DATASET >>
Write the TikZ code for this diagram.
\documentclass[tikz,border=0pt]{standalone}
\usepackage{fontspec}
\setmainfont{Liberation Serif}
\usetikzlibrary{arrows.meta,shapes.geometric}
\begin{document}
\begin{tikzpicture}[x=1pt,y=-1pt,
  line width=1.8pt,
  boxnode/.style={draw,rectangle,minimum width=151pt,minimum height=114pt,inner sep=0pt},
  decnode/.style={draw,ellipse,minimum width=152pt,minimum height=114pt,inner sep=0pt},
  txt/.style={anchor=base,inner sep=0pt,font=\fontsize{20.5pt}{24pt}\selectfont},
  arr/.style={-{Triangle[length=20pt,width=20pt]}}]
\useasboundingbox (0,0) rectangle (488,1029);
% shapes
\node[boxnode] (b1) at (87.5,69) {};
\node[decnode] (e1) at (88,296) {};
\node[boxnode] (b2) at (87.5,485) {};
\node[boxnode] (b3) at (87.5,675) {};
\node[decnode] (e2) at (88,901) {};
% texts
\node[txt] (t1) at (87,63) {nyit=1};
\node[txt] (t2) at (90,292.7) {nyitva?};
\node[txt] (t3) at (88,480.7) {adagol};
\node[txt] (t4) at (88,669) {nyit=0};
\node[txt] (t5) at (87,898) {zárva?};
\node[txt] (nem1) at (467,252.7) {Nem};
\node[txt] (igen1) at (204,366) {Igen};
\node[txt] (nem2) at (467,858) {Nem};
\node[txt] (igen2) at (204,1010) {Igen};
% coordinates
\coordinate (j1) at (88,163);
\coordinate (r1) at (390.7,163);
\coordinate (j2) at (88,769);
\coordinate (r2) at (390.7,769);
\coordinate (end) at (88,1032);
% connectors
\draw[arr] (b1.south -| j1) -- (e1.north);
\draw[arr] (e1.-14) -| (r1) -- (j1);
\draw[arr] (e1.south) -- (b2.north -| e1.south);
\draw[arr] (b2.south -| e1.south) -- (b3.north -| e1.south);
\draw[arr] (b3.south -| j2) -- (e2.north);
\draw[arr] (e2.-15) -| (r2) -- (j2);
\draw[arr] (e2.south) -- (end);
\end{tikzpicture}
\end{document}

---

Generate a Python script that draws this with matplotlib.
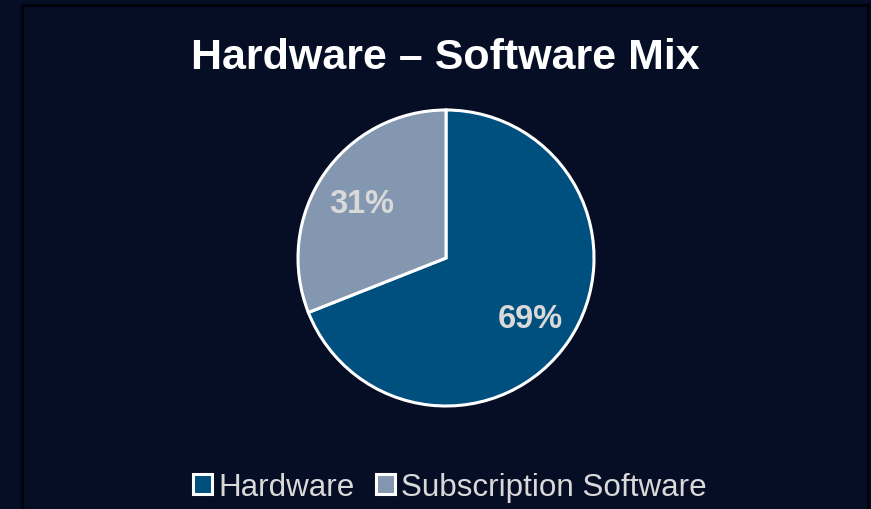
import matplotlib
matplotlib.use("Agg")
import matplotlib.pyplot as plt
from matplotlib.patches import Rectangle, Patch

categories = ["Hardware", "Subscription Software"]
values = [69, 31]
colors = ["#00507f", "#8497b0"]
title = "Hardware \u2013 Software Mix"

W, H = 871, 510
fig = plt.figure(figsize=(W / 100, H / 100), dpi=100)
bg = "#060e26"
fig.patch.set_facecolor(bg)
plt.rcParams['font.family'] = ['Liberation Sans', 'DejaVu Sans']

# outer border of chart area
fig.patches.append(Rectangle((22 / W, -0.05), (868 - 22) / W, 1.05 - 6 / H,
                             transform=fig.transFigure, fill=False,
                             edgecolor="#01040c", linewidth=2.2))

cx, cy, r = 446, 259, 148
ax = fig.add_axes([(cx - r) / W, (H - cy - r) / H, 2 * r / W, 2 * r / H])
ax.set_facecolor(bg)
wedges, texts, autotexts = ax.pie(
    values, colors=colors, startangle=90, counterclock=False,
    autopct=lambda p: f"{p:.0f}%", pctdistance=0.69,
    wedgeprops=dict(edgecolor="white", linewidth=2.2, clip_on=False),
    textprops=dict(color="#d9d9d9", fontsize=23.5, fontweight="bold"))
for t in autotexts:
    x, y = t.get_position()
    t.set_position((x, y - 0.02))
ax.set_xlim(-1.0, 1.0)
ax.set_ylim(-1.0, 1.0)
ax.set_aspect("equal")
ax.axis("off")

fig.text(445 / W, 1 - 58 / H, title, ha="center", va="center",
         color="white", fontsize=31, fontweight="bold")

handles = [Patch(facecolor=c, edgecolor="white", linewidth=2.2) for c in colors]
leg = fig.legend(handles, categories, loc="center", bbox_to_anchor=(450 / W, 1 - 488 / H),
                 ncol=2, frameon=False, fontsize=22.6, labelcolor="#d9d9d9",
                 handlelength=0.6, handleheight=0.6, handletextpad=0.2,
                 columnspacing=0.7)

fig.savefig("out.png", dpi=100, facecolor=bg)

EXERCISE PROMPT >> Pick out and copy the lines of the material that include the word "this".

ANSWER TO THE PROBLEM >>
Write the TikZ code for this diagram.
Generate a Python script that draws this with matplotlib.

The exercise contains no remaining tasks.